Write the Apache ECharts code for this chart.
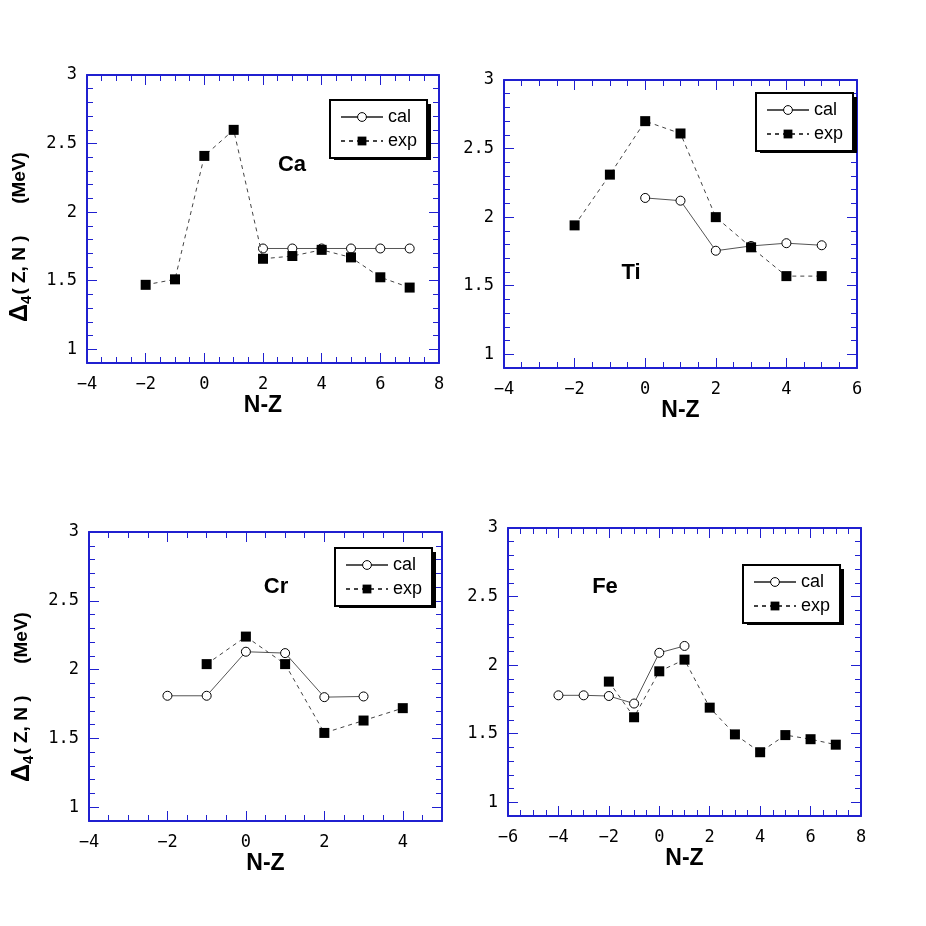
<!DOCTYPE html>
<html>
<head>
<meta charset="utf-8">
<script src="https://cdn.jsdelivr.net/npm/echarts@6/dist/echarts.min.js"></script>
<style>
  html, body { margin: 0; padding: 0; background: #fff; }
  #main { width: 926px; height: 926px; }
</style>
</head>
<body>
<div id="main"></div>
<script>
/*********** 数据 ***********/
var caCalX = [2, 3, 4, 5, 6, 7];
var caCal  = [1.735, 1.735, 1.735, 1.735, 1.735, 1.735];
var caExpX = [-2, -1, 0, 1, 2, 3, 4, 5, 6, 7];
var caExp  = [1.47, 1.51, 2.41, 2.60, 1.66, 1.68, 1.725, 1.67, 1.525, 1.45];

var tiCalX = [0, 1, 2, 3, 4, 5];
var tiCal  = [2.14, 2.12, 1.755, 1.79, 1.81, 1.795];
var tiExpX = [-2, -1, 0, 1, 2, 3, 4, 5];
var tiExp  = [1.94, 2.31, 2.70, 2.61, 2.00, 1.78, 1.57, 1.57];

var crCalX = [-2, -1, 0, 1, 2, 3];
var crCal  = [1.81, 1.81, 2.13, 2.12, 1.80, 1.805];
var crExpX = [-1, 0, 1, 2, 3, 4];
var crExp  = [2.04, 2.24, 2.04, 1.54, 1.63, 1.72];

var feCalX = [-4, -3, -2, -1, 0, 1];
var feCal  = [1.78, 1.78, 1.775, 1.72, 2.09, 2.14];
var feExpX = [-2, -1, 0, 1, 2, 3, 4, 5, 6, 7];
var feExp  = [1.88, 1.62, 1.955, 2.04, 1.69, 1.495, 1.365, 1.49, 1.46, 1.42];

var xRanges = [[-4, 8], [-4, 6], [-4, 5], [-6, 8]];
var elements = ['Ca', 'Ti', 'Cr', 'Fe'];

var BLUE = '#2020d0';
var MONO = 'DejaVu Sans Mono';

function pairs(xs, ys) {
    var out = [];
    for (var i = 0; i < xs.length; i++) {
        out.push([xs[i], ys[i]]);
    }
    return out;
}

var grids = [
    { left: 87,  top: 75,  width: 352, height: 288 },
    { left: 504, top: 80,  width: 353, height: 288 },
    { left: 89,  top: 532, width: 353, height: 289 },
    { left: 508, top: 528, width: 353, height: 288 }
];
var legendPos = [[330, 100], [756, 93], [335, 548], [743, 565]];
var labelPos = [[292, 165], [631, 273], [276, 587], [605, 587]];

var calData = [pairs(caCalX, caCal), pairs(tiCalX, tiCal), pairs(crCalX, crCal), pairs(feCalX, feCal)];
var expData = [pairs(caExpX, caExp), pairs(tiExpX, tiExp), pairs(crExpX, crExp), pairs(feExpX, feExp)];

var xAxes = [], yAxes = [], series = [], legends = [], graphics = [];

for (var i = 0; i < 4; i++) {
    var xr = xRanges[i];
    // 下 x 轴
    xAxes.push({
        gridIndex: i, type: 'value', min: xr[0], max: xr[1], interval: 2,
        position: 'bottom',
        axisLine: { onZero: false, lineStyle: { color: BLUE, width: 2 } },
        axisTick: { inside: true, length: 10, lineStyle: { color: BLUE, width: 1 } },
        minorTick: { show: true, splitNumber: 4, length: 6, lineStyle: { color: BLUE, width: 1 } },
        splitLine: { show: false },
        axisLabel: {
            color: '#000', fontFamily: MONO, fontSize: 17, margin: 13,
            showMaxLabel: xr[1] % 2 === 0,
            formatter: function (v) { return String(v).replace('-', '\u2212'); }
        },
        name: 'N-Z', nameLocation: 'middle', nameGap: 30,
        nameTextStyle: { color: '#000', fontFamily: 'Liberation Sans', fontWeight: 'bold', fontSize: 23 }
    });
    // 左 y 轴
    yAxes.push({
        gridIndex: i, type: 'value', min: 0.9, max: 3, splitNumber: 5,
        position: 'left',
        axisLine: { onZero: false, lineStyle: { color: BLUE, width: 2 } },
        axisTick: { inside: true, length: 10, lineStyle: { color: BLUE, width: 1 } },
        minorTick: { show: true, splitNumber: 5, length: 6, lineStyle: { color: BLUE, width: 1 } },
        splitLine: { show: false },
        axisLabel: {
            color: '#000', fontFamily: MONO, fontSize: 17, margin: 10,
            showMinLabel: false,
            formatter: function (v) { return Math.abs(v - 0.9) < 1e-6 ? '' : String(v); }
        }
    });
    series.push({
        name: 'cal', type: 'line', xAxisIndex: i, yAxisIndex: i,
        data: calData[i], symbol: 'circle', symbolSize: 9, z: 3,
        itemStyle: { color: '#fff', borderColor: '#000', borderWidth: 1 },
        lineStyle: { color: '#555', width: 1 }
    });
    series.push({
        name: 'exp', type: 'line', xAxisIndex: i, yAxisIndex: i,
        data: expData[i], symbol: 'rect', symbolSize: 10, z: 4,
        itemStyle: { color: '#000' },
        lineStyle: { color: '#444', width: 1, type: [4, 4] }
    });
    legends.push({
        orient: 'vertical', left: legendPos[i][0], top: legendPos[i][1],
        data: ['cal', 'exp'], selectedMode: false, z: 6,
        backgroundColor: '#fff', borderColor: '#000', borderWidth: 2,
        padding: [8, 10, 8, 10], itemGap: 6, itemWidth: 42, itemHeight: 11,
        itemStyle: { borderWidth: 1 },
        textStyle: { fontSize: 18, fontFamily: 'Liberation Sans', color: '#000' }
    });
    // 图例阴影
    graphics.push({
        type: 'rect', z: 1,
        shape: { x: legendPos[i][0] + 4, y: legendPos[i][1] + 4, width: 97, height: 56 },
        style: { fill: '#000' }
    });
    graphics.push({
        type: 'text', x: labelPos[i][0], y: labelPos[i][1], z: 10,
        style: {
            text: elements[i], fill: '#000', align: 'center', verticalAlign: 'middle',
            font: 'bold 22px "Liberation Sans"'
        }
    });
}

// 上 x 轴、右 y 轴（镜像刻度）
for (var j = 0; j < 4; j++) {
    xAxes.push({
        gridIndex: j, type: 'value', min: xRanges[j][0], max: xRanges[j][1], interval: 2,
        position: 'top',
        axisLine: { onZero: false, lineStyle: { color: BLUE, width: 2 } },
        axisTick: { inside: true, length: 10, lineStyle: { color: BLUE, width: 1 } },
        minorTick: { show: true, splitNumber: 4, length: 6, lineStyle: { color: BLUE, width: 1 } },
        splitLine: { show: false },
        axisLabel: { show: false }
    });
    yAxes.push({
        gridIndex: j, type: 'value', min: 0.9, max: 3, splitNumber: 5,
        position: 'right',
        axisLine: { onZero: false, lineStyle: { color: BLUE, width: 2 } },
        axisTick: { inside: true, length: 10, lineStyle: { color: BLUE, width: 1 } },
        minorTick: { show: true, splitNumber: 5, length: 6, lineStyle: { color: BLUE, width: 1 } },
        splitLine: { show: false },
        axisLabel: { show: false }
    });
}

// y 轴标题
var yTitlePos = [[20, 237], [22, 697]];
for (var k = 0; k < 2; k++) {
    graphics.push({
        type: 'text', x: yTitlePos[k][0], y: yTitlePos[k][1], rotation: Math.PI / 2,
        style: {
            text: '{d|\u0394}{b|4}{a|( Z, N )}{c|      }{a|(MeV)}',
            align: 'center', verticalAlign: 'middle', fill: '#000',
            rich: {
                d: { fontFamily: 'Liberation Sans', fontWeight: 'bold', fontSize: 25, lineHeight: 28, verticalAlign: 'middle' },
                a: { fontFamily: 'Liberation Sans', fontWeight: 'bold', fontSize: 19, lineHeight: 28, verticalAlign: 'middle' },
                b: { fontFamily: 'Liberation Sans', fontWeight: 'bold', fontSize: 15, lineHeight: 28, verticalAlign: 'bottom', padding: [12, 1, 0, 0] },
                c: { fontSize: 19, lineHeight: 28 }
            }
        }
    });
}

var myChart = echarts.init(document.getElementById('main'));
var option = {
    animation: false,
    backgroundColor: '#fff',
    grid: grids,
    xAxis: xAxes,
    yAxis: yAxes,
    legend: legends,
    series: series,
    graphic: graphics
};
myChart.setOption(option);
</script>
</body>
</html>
===
■ **Instructions to follow**
Every line from the top of the material above through the line with "1.78, 1.57, 1.57];" should be duplicated exactly, please; leave out the pictures.

■ **Full solution**
Write the Apache ECharts code for this chart.
<!DOCTYPE html>
<html>
<head>
<meta charset="utf-8">
<script src="https://cdn.jsdelivr.net/npm/echarts@6/dist/echarts.min.js"></script>
<style>
  html, body { margin: 0; padding: 0; background: #fff; }
  #main { width: 926px; height: 926px; }
</style>
</head>
<body>
<div id="main"></div>
<script>
/*********** 数据 ***********/
var caCalX = [2, 3, 4, 5, 6, 7];
var caCal  = [1.735, 1.735, 1.735, 1.735, 1.735, 1.735];
var caExpX = [-2, -1, 0, 1, 2, 3, 4, 5, 6, 7];
var caExp  = [1.47, 1.51, 2.41, 2.60, 1.66, 1.68, 1.725, 1.67, 1.525, 1.45];

var tiCalX = [0, 1, 2, 3, 4, 5];
var tiCal  = [2.14, 2.12, 1.755, 1.79, 1.81, 1.795];
var tiExpX = [-2, -1, 0, 1, 2, 3, 4, 5];
var tiExp  = [1.94, 2.31, 2.70, 2.61, 2.00, 1.78, 1.57, 1.57];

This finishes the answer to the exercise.